Carnegie Mellon University's Future Interfaces Group is exploring wearable technologies to make information and communication even more accessible.
"For highly glance-able information such as notifications, directions, an upcoming meeting or your calendar, our smartwatch is much less distracting, and it's much less socially intrusive," said Chris Harrison, an assistant professor in the Human-Computer Interaction Institute and director of the Future Interfaces Group.
One of the biggest challenges in academia is getting innovative ideas out of the lab and into the public eye, and Harrison and doctoral student Robert Xiao recently demonstrated their technology for international journalists at a conference in Pittsburgh.
"The press is really the avenue to get ideas into the public. What people want, industry follows. Our job is to get the interesting — and sometimes crazy — ideas out there, to get people excited," Harrison said.
Xiao and Harrison, whose team includes doctoral student Gierad Laput, showed the audience how a user could check time and calendar meetings, find directions and even play video games on the device.
"To illustrate the potential of our approach, we developed a series of example applications, many of which are cumbersome — or even impossible — on today's smartwatch devices," Xiao said.
Wearable technology is a multibillion industry still in its infancy.
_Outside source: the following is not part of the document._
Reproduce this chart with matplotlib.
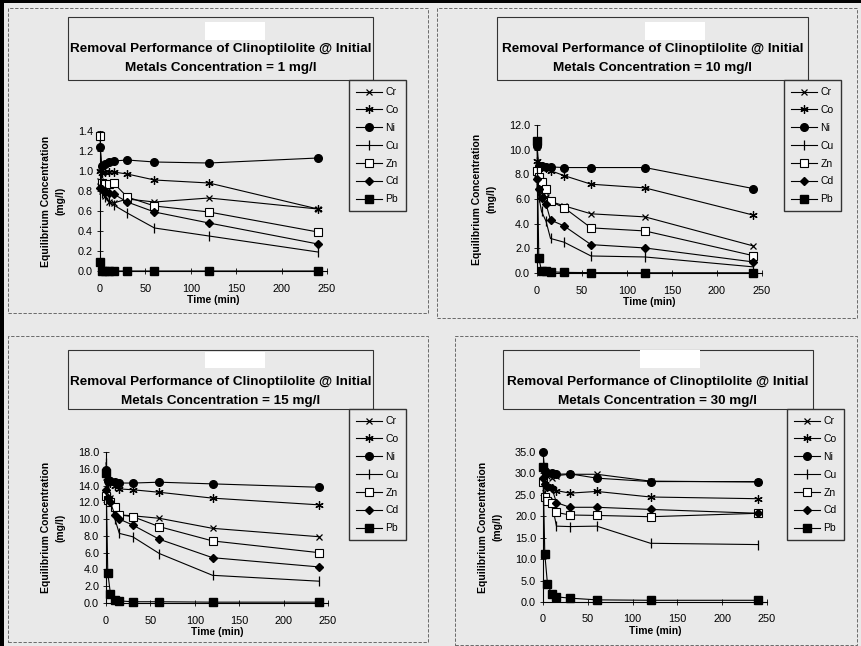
import matplotlib
matplotlib.use('Agg')
import matplotlib.pyplot as plt
from matplotlib.patches import Rectangle
from matplotlib.ticker import FormatStrFormatter, MultipleLocator

W, H = 861, 646
fundo = '#e9e9e9'

# tempos de coleta (min)
tempo = [0, 2, 5, 10, 15, 30, 60, 120, 240]
metais = ['Cr', 'Co', 'Ni', 'Cu', 'Zn', 'Cd', 'Pb']

# concentracao inicial = 1 mg/l
cr_1 = [0.90, 0.80, 0.75, 0.69, 0.68, 0.72, 0.69, 0.73, 0.62]
co_1 = [1.00, 0.98, 0.99, 0.99, 0.99, 0.97, 0.91, 0.88, 0.62]
ni_1 = [1.24, 1.05, 1.07, 1.09, 1.10, 1.11, 1.09, 1.08, 1.13]
cu_1 = [0.83, 0.78, 0.74, 0.70, 0.66, 0.58, 0.43, 0.35, 0.19]
zn_1 = [1.35, 0.88, 0.87, 0.87, 0.88, 0.74, 0.65, 0.59, 0.39]
cd_1 = [0.83, 0.82, 0.80, 0.78, 0.77, 0.69, 0.59, 0.48, 0.27]
pb_1 = [0.09, 0.0, 0.0, 0.0, 0.0, 0.0, 0.0, 0.0, 0.0]

# concentracao inicial = 10 mg/l
cr_10 = [8.0, 7.0, 6.6, 6.2, 5.8, 5.45, 4.8, 4.55, 2.2]
co_10 = [9.1, 8.8, 8.6, 8.5, 8.3, 7.9, 7.2, 6.9, 4.7]
ni_10 = [10.3, 8.7, 8.7, 8.6, 8.6, 8.55, 8.55, 8.55, 6.85]
cu_10 = [7.0, 6.2, 5.0, 4.2, 2.8, 2.5, 1.38, 1.3, 0.5]
zn_10 = [8.3, 7.8, 7.4, 6.8, 5.8, 5.3, 3.66, 3.41, 1.41]
cd_10 = [7.6, 6.8, 6.1, 5.6, 4.3, 3.82, 2.3, 2.03, 0.9]
pb_10 = [10.7, 1.2, 0.2, 0.15, 0.1, 0.05, 0.03, 0.02, 0.02]

# concentracao inicial = 15 mg/l
cr_15 = [15.0, 14.5, 12.5, 11.5, 10.5, 10.4, 10.1, 8.9, 7.9]
co_15 = [15.5, 14.8, 14.3, 14.0, 13.6, 13.5, 13.2, 12.5, 11.7]
ni_15 = [15.8, 14.6, 14.5, 14.4, 14.3, 14.3, 14.4, 14.2, 13.8]
cu_15 = [16.7, 14.0, 12.5, 10.0, 8.3, 7.9, 5.9, 3.3, 2.6]
zn_15 = [12.8, 12.3, 12.0, 11.5, 10.5, 10.3, 9.1, 7.4, 6.0]
cd_15 = [13.5, 12.5, 12.0, 10.5, 10.0, 9.3, 7.6, 5.4, 4.3]
pb_15 = [15.5, 3.6, 1.1, 0.3, 0.25, 0.15, 0.15, 0.1, 0.1]

# concentracao inicial = 30 mg/l
cr_30 = [31.5, 30.0, 29.5, 29.0, 29.5, 29.8, 29.8, 28.2, 28.0]
co_30 = [28.5, 27.5, 27.0, 26.5, 26.0, 25.4, 25.8, 24.5, 24.1]
ni_30 = [35.0, 30.5, 30.0, 30.0, 29.8, 29.9, 28.9, 28.1, 28.1]
cu_30 = [26.0, 25.0, 24.0, 23.0, 17.7, 17.6, 17.7, 13.7, 13.4]
zn_30 = [28.0, 24.5, 23.5, 23.0, 20.9, 20.3, 20.2, 19.9, 20.7]
cd_30 = [29.0, 27.5, 26.8, 26.5, 23.2, 22.1, 22.1, 21.6, 20.7]
pb_30 = [31.5, 11.2, 4.2, 1.8, 1.2, 0.9, 0.5, 0.4, 0.4]

estilos = {
    'Cr': dict(marker='x', ms=5, mew=0.9, mfc='black'),
    'Co': dict(marker=(6, 2, 0), ms=6, mew=0.9, mfc='black'),
    'Ni': dict(marker='o', ms=5.5, mfc='black'),
    'Cu': dict(marker='|', ms=7, mew=0.9, mfc='black'),
    'Zn': dict(marker='s', ms=5.5, mfc='white', mew=0.8),
    'Cd': dict(marker='D', ms=3.8, mfc='black'),
    'Pb': dict(marker='s', ms=5.5, mfc='black'),
}

paineis = [
    # conc, series, ymax, ystep, eixo(px), titulo(px), legenda(px), borda(px), branco(px)
    ('1', [cr_1, co_1, ni_1, cu_1, zn_1, cd_1, pb_1], 1.4, 0.2,
     (100, 131, 327, 271), (68, 17, 373, 80), (349, 80), (8, 8, 428, 313), (205, 22, 265, 40)),
    ('10', [cr_10, co_10, ni_10, cu_10, zn_10, cd_10, pb_10], 12.0, 2.0,
     (537, 125, 762, 273), (497, 17, 808, 80), (784, 80), (437, 8, 857, 318), (645, 22, 705, 40)),
    ('15', [cr_15, co_15, ni_15, cu_15, zn_15, cd_15, pb_15], 18.0, 2.0,
     (106, 452, 328, 603), (68, 350, 373, 409), (349, 409), (8, 336, 428, 642), (205, 352, 265, 368)),
    ('30', [cr_30, co_30, ni_30, cu_30, zn_30, cd_30, pb_30], 35.0, 5.0,
     (543, 452, 767, 602), (503, 350, 813, 409), (787, 409), (455, 336, 857, 645), (640, 350, 700, 368)),
]


def frac(x0, y0, x1, y1):
    return [x0 / W, 1 - y1 / H, (x1 - x0) / W, (y1 - y0) / H]


fig = plt.figure(figsize=(W / 100, H / 100), dpi=100, facecolor=fundo)
plt.rcParams['font.family'] = ['Liberation Sans', 'DejaVu Sans']

for conc, series, ymax, ystep, eixo, tit, leg, borda, branco in paineis:
    # borda tracejada do painel
    fig.patches.append(Rectangle((borda[0] / W, 1 - borda[3] / H), (borda[2] - borda[0]) / W,
                                 (borda[3] - borda[1]) / H, transform=fig.transFigure,
                                 fill=False, ls=(0, (4, 2)), lw=0.6, ec='#555555'))
    # caixa do titulo
    fig.patches.append(Rectangle((tit[0] / W, 1 - tit[3] / H), (tit[2] - tit[0]) / W,
                                 (tit[3] - tit[1]) / H, transform=fig.transFigure,
                                 fill=False, lw=0.8, ec='#333333'))
    fig.patches.append(Rectangle((branco[0] / W, 1 - branco[3] / H), (branco[2] - branco[0]) / W,
                                 (branco[3] - branco[1]) / H, transform=fig.transFigure,
                                 fc='white', ec='none'))
    cx = (tit[0] + tit[2]) / 2 / W
    fig.text(cx, 1 - (tit[1] + 32) / H, 'Removal Performance of Clinoptilolite @ Initial',
             ha='center', va='center', fontsize=9.7, fontweight='bold')
    fig.text(cx, 1 - (tit[1] + 51) / H, 'Metals Concentration = ' + conc + ' mg/l',
             ha='center', va='center', fontsize=9.7, fontweight='bold')

    ax = fig.add_axes(frac(*eixo))
    ax.set_facecolor('none')
    linhas = []
    for nome, valores in zip(metais, series):
        l, = ax.plot(tempo, valores, color='black', lw=0.8, mec='black',
                     clip_on=False, label=nome, **estilos[nome])
        linhas.append(l)
    ax.set_xlim(0, 250)
    ax.set_ylim(0, ymax)
    ax.xaxis.set_major_locator(MultipleLocator(50))
    ax.yaxis.set_major_locator(MultipleLocator(ystep))
    ax.yaxis.set_major_formatter(FormatStrFormatter('%.1f'))
    for lado in ['top', 'right']:
        ax.spines[lado].set_visible(False)
    for lado in ['left', 'bottom']:
        ax.spines[lado].set_linewidth(0.8)
    ax.tick_params(direction='inout', length=4, width=0.6, labelsize=7.8, pad=3)
    ax.tick_params(axis='x', pad=7)
    ax.set_xlabel('Time (min)', fontsize=7.5, fontweight='bold', labelpad=1)
    ax.set_ylabel('Equilibrium Concentration\n(mg/l)', fontsize=7.5, fontweight='bold',
                  labelpad=9, linespacing=1.6)

    fig.legend(handles=linhas, loc='upper left', bbox_to_anchor=(leg[0] / W, 1 - leg[1] / H),
               fontsize=7.5, frameon=True, fancybox=False, edgecolor='#333333',
               facecolor=fundo, framealpha=1, borderaxespad=0, borderpad=0.7,
               labelspacing=0.75, handlelength=2.5, handletextpad=0.3)

# bordas pretas da digitalizacao
fig.patches.append(Rectangle((0, 0), 4 / W, 1, transform=fig.transFigure, fc='black', ec='none'))
fig.patches.append(Rectangle((0, 1 - 3 / H), 1, 3 / H, transform=fig.transFigure, fc='black', ec='none'))

fig.savefig('out.png', dpi=100, facecolor=fundo)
Rumors of Microsoft and Apple smartwatches have been circulating for around a year.
"The era of worn computers is imminent — starting with technologies like smartwatches and Google Glass — but no company has quite cracked the nut yet. ... The interface continues to be a stubborn problem," Harrison said. "Worn interfaces must be small to be unobtrusive, but our fingers are relatively large. This means we have to think beyond touch interaction in order to use these devices effectively."
By using the watch face as a multi-degree-of-freedom mechanical interface, their approach enables rich interaction without obstructing the screen with fingers. The prototype supports continuous 2D panning and twisting as well as binary tilt and click. (Watch the video demonstration.)
"Through Chris's tutelage, and just hacking on things, I'm developing the technical skills necessary to tackle and implement cutting-edge ideas, to take formless ideas and turn them into physical manifestations and actually test them and show them in the real world," Xiao said.
Xiao admits that working on human-computer interaction at small scales is difficult. He said he feels fortunate to be conducting the research in what he calls the best human-computer interaction program in the world.
"This is an awesome, awesome place to work. There are lots of cool ideas, lots of cool people, lots of really neat technologies that we get to play with," Xiao said. "This is definitely the place to go if you want to do some serious forward-thinking in your research."
Harrison pointed out that CMU has the first degree-granting HCI program in the world.
"In most places there may be only one lab or a single professor who does HCI. CMU made a big bet 20 years ago, and this was before anyone was really thinking about it," he said.
Harrison said research is not just about publishing papers.
"Getting people excited about technology — to go into technology careers, take technology classes, get people into research, all of this generates economic activity," Harrison said. "It has all of these incredible ripple effects."
Harrison and Xiao are exploring other ways to improve multi-touch devices beyond the smartwatch. They are co-founders of Qeexo, a startup company that develops "rich-touch" interactive technologies spun off from CMU in 2013. The company, with a business office in San Jose, Calif., and a research and development office in Pittsburgh, announced $2.3 million in Series A funding at the end of May.